No one can deny that information security made headlines this year, but those high-profile attacks don’t tell the whole story. According to recent research by Gartner, the major attacks and data breaches that enterprises experienced throughout 2017 are just the tip of the iceberg when it comes to cybersecurity news.
Examining Cybersecurity News
The firm’s research director, Jeff Wheatman told TechRepublic that the next five to 10 years will see a new range of threats to corporate organizations. In fact, Gartner predicted that by 2021 an enterprise will suffer a business outage due to malware and ransomware that results in $1 billion in lost revenue.
Enterprises must consider how the dependencies that come with partnering with in an ever-growing pool of providers will affect their own cybersecurity. To avoid becoming the next piece of cybersecurity news, IT leaders must assess the security posture of their third-party providers.
Beware of the Ripple Effect
Digital transformation has led to a major shift in enterprise technology ecosystems. The posture of partner organizations becomes increasingly important as the ecosystem expands.

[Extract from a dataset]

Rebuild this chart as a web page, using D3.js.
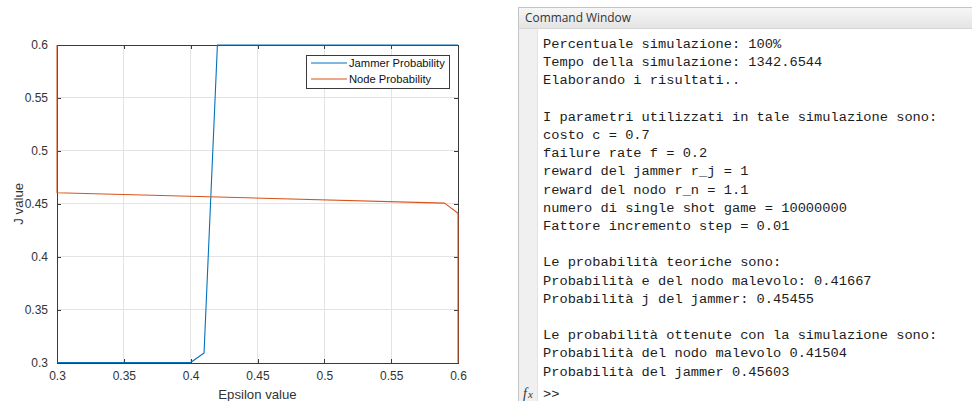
<!DOCTYPE html>
<html>
<head>
<meta charset="utf-8">
<script src="https://cdn.jsdelivr.net/npm/d3@7"></script>
<style>
  html, body { margin: 0; padding: 0; background: #fff; }
  svg { display: block; }
</style>
</head>
<body>
<svg id="fig" width="972" height="401"></svg>
<script>
// Epsilon sweep results (vertices of each polyline)
const jammerEps  = [0.30, 0.40, 0.41, 0.42, 0.60];
const jammerProb = [0.30, 0.30, 0.309, 0.60, 0.60];
const nodeEps    = [0.30, 0.30, 0.59, 0.60, 0.60];
const nodeProb   = [0.60, 0.4604, 0.4506, 0.441, 0.30];

const seriesNames  = ["Jammer Probability", "Node Probability"];
const seriesColors = ["#0072BD", "#D95319"];

const xTicks = [0.30, 0.35, 0.40, 0.45, 0.50, 0.55, 0.60];
const yTicks = [0.30, 0.35, 0.40, 0.45, 0.50, 0.55, 0.60];
const xLabel = "Epsilon value";
const yLabel = "J value";

// Console transcript shown in the command window
const panelTitle = "Command Window";
const consoleLines = [
  "Percentuale simulazione: 100%",
  "Tempo della simulazione: 1342.6544",
  "Elaborando i risultati..",
  "",
  "I parametri utilizzati in tale simulazione sono:",
  "costo c = 0.7",
  "failure rate f = 0.2",
  "reward del jammer r_j = 1",
  "reward del nodo r_n = 1.1",
  "numero di single shot game = 10000000",
  "Fattore incremento step = 0.01",
  "",
  "Le probabilità teoriche sono:",
  "Probabilità e del nodo malevolo: 0.41667",
  "Probabilità j del jammer: 0.45455",
  "",
  "Le probabilità ottenute con la simulazione sono:",
  "Probabilità del nodo malevolo 0.41504",
  "Probabilità del jammer 0.45603"
];
const promptText = ">>";

const svg = d3.select("#fig");

// ---------------- plot ----------------
const plot = { left: 57, right: 458, top: 45, bottom: 362.5 };
const x = d3.scaleLinear().domain([0.3, 0.6]).range([plot.left, plot.right]);
const y = d3.scaleLinear().domain([0.3, 0.6]).range([plot.bottom, plot.top]);
const fmt = d => String(+d.toFixed(2));
const axisColor = "#3a3a3a";
const textColor = "#333";
const sans = "'Liberation Sans', Arial, Helvetica, sans-serif";

const g = svg.append("g");

// grid
g.append("g").selectAll("line").data(xTicks.slice(1, -1)).join("line")
  .attr("x1", d => x(d)).attr("x2", d => x(d))
  .attr("y1", plot.top).attr("y2", plot.bottom)
  .attr("stroke", "#e3e3e3").attr("stroke-width", 1).attr("shape-rendering", "crispEdges");
g.append("g").selectAll("line").data(yTicks.slice(1, -1)).join("line")
  .attr("y1", d => y(d)).attr("y2", d => y(d))
  .attr("x1", plot.left).attr("x2", plot.right)
  .attr("stroke", "#e3e3e3").attr("stroke-width", 1).attr("shape-rendering", "crispEdges");

// axes with inward ticks on all four sides
const tickLen = 4;
const axB = d3.axisBottom(x).tickValues(xTicks).tickFormat(fmt).tickSizeInner(-tickLen).tickSizeOuter(0).tickPadding(9);
const axT = d3.axisTop(x).tickValues(xTicks).tickFormat("").tickSizeInner(-tickLen).tickSizeOuter(0);
const axL = d3.axisLeft(y).tickValues(yTicks).tickFormat(fmt).tickSizeInner(-tickLen).tickSizeOuter(0).tickPadding(9);
const axR = d3.axisRight(y).tickValues(yTicks).tickFormat("").tickSizeInner(-tickLen).tickSizeOuter(0);

function styleAxis(sel) {
  sel.selectAll("path, line").attr("stroke", axisColor).attr("stroke-width", 1).attr("shape-rendering", "crispEdges");
  sel.selectAll("text").attr("fill", textColor).style("font-family", sans).style("font-size", "12px");
}
g.append("g").attr("transform", `translate(0,${plot.bottom})`).call(axB).call(styleAxis);
g.append("g").attr("transform", `translate(0,${plot.top})`).call(axT).call(styleAxis);
g.append("g").attr("transform", `translate(${plot.left},0)`).call(axL).call(styleAxis);
g.append("g").attr("transform", `translate(${plot.right},0)`).call(axR).call(styleAxis);

// axis titles
g.append("text").text(xLabel)
  .attr("x", (plot.left + plot.right) / 2).attr("y", 399)
  .attr("text-anchor", "middle").attr("fill", textColor)
  .style("font-family", sans).style("font-size", "13.2px");
g.append("text").text(yLabel)
  .attr("transform", `translate(23,${(plot.top + plot.bottom) / 2}) rotate(-90)`)
  .attr("text-anchor", "middle").attr("fill", textColor)
  .style("font-family", sans).style("font-size", "13.2px");

// data lines
const series = [
  { name: seriesNames[0], color: seriesColors[0], pts: jammerEps.map((e, i) => [e, jammerProb[i]]) },
  { name: seriesNames[1], color: seriesColors[1], pts: nodeEps.map((e, i) => [e, nodeProb[i]]) }
];
const line = d3.line().x(d => x(d[0])).y(d => y(d[1]));
g.append("g").selectAll("path").data(series).join("path")
  .attr("d", d => line(d.pts))
  .attr("fill", "none").attr("stroke", d => d.color).attr("stroke-width", 1.1)
  .attr("stroke-linejoin", "round");

// legend
const lg = g.append("g").attr("transform", "translate(306,55)");
lg.append("rect").attr("width", 143).attr("height", 33)
  .attr("fill", "#fff").attr("stroke", axisColor).attr("stroke-width", 1).attr("shape-rendering", "crispEdges");
series.forEach((s, i) => {
  const cy = 8 + i * 16;
  lg.append("line").attr("x1", 5).attr("x2", 41).attr("y1", cy).attr("y2", cy)
    .attr("stroke", s.color).attr("stroke-width", 1.1);
  lg.append("text").text(s.name).attr("x", 43).attr("y", cy + 4)
    .attr("fill", "#111").style("font-family", sans).style("font-size", "11.2px");
});

// ---------------- command window ----------------
const cw = svg.append("g");
const cwLeft = 518, cwTop = 7, headH = 21, gutterW = 19;
const defs = svg.append("defs");
const grad = defs.append("linearGradient").attr("id", "hdr").attr("x1", 0).attr("x2", 0).attr("y1", 0).attr("y2", 1);
grad.append("stop").attr("offset", 0).attr("stop-color", "#f7f7f7");
grad.append("stop").attr("offset", 1).attr("stop-color", "#e4e4e4");

cw.append("rect").attr("x", cwLeft).attr("y", cwTop).attr("width", 972 - cwLeft).attr("height", headH)
  .attr("fill", "url(#hdr)");
cw.append("rect").attr("x", cwLeft).attr("y", cwTop + headH).attr("width", gutterW).attr("height", 401 - cwTop - headH)
  .attr("fill", "#f0f0f0");
cw.append("path")
  .attr("d", `M${972},${cwTop + 0.5}H${cwLeft + 0.5}V401`)
  .attr("fill", "none").attr("stroke", "#c4c4c4").attr("shape-rendering", "crispEdges");
cw.append("line").attr("x1", cwLeft).attr("x2", 972).attr("y1", cwTop + headH + 0.5).attr("y2", cwTop + headH + 0.5)
  .attr("stroke", "#d6d6d6").attr("shape-rendering", "crispEdges");
cw.append("line").attr("x1", cwLeft + gutterW + 0.5).attr("x2", cwLeft + gutterW + 0.5).attr("y1", cwTop + headH).attr("y2", 401)
  .attr("stroke", "#e2e2e2").attr("shape-rendering", "crispEdges");

cw.append("text").text(panelTitle).attr("x", 525).attr("y", 22)
  .attr("fill", "#333").style("font-family", "'Open Sans', 'Noto Sans', sans-serif").style("font-size", "12px")
  .attr("textLength", 106).attr("lengthAdjust", "spacingAndGlyphs");

const mono = "'Liberation Mono', 'Courier New', monospace";
cw.append("g").selectAll("text").data(consoleLines).join("text")
  .text(d => d)
  .attr("x", 543).attr("y", (d, i) => 48 + i * 18.2)
  .attr("fill", "#1c1c1c").style("font-family", mono).style("font-size", "13.7px")
  .style("white-space", "pre");

// prompt line with fx marker
cw.append("text").text("f").attr("x", 523).attr("y", 398)
  .attr("fill", "#333").style("font-family", "'Liberation Serif', serif").style("font-style", "italic").style("font-size", "14px");
cw.append("text").text("x").attr("x", 528).attr("y", 398)
  .attr("fill", "#333").style("font-family", "'Liberation Serif', serif").style("font-style", "italic").style("font-size", "11px");
cw.append("text").text(promptText).attr("x", 543).attr("y", 398)
  .attr("fill", "#1c1c1c").style("font-family", mono).style("font-size", "13.7px");
</script>
</body>
</html>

Wheatman noted that key partners are often connected to hundreds of other suppliers. While IT leaders will likely have no direct interaction with many of these companies, the security approach of these disparate organizations could have a huge impact on blue-chip businesses.
CIOs must understand the security posture of all potential partners as a matter of urgency. Gartner noted that major enterprises have been affected by attacks and breaches against their partners and by providers that work with their third-party vendors. This interconnectedness can create a ripple effect that could put major enterprises at risk.
Assessing the Security Posture of Partners
As more enterprises store data in the cloud, CIOs must be sure to understand the security posture of interconnected providers. According to Wheatman, Gartner has seen an increase in spending on security rating services. These services gather data and then run algorithms to assess enterprise cybersecurity, much like a credit rating is applied to a consumer. Investing in these services allows security leaders to understand the risk associated to partners operating within their extended ecosystems.
Making Smart Investments
The good news is that Gartner recently forecast that global security spending will total $96.3 billion next year, an 8 percent increase from 2017. Enterprises are spending more due to regulation concerns, emerging threats and evolution in digital business strategies.
IT decision-makers must clearly explain the risk of cybersecurity threats to senior stakeholders. They need to demonstrate how investing in information security reduces risk, improves governance and creates higher profits — and underscore that these practices need to be present in third parties as well.